What is required =>
Beneath this task is a listing; retype all of it exactly.
# start of Supplied data
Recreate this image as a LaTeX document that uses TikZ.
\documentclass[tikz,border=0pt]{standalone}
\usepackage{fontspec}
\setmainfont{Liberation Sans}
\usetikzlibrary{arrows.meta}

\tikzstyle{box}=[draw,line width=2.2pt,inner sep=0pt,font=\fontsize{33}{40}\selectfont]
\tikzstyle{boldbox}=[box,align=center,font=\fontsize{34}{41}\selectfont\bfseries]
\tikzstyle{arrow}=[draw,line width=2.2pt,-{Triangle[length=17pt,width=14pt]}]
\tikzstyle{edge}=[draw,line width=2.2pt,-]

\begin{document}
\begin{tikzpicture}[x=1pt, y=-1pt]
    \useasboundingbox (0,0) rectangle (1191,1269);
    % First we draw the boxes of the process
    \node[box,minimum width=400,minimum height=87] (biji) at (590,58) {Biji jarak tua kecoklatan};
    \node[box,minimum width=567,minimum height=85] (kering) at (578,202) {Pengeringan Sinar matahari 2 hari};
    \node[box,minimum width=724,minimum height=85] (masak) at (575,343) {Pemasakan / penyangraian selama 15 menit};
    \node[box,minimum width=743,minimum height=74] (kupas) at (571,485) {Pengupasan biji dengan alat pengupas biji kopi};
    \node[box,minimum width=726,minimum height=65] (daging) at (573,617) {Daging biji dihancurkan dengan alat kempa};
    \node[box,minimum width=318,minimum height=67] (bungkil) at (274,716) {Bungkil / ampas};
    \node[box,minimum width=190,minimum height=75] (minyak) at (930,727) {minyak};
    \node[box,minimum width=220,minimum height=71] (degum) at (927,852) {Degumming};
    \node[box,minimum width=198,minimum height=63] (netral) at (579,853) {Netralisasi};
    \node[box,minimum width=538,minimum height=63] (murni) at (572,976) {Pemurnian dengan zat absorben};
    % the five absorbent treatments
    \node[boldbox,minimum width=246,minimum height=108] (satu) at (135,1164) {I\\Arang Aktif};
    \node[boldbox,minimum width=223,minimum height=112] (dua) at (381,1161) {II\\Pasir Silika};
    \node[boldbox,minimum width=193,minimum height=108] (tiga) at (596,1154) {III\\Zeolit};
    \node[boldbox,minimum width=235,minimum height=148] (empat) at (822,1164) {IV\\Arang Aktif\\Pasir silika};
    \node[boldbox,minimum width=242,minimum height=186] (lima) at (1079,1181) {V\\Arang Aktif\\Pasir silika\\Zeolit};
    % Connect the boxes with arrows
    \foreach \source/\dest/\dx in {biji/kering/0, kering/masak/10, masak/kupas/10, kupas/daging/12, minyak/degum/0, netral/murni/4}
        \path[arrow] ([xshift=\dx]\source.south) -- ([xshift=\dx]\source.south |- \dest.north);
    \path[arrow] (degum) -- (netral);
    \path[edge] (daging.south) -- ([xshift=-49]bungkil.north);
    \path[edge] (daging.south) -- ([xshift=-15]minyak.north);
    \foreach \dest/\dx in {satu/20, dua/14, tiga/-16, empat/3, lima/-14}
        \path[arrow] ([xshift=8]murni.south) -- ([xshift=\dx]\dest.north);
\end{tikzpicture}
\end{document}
# end of Supplied data
Solution =>
Recreate this image as a LaTeX document that uses TikZ.
\documentclass[tikz,border=0pt]{standalone}
\usepackage{fontspec}
\setmainfont{Liberation Sans}
\usetikzlibrary{arrows.meta}

\tikzstyle{box}=[draw,line width=2.2pt,inner sep=0pt,font=\fontsize{33}{40}\selectfont]
\tikzstyle{boldbox}=[box,align=center,font=\fontsize{34}{41}\selectfont\bfseries]
\tikzstyle{arrow}=[draw,line width=2.2pt,-{Triangle[length=17pt,width=14pt]}]
\tikzstyle{edge}=[draw,line width=2.2pt,-]

\begin{document}
\begin{tikzpicture}[x=1pt, y=-1pt]
    \useasboundingbox (0,0) rectangle (1191,1269);
    % First we draw the boxes of the process
    \node[box,minimum width=400,minimum height=87] (biji) at (590,58) {Biji jarak tua kecoklatan};
    \node[box,minimum width=567,minimum height=85] (kering) at (578,202) {Pengeringan Sinar matahari 2 hari};
    \node[box,minimum width=724,minimum height=85] (masak) at (575,343) {Pemasakan / penyangraian selama 15 menit};
    \node[box,minimum width=743,minimum height=74] (kupas) at (571,485) {Pengupasan biji dengan alat pengupas biji kopi};
    \node[box,minimum width=726,minimum height=65] (daging) at (573,617) {Daging biji dihancurkan dengan alat kempa};
    \node[box,minimum width=318,minimum height=67] (bungkil) at (274,716) {Bungkil / ampas};
    \node[box,minimum width=190,minimum height=75] (minyak) at (930,727) {minyak};
    \node[box,minimum width=220,minimum height=71] (degum) at (927,852) {Degumming};
    \node[box,minimum width=198,minimum height=63] (netral) at (579,853) {Netralisasi};
    \node[box,minimum width=538,minimum height=63] (murni) at (572,976) {Pemurnian dengan zat absorben};
    % the five absorbent treatments
    \node[boldbox,minimum width=246,minimum height=108] (satu) at (135,1164) {I\\Arang Aktif};
    \node[boldbox,minimum width=223,minimum height=112] (dua) at (381,1161) {II\\Pasir Silika};
    \node[boldbox,minimum width=193,minimum height=108] (tiga) at (596,1154) {III\\Zeolit};
    \node[boldbox,minimum width=235,minimum height=148] (empat) at (822,1164) {IV\\Arang Aktif\\Pasir silika};
    \node[boldbox,minimum width=242,minimum height=186] (lima) at (1079,1181) {V\\Arang Aktif\\Pasir silika\\Zeolit};
    % Connect the boxes with arrows
    \foreach \source/\dest/\dx in {biji/kering/0, kering/masak/10, masak/kupas/10, kupas/daging/12, minyak/degum/0, netral/murni/4}
        \path[arrow] ([xshift=\dx]\source.south) -- ([xshift=\dx]\source.south |- \dest.north);
    \path[arrow] (degum) -- (netral);
    \path[edge] (daging.south) -- ([xshift=-49]bungkil.north);
    \path[edge] (daging.south) -- ([xshift=-15]minyak.north);
    \foreach \dest/\dx in {satu/20, dua/14, tiga/-16, empat/3, lima/-14}
        \path[arrow] ([xshift=8]murni.south) -- ([xshift=\dx]\dest.north);
\end{tikzpicture}
\end{document}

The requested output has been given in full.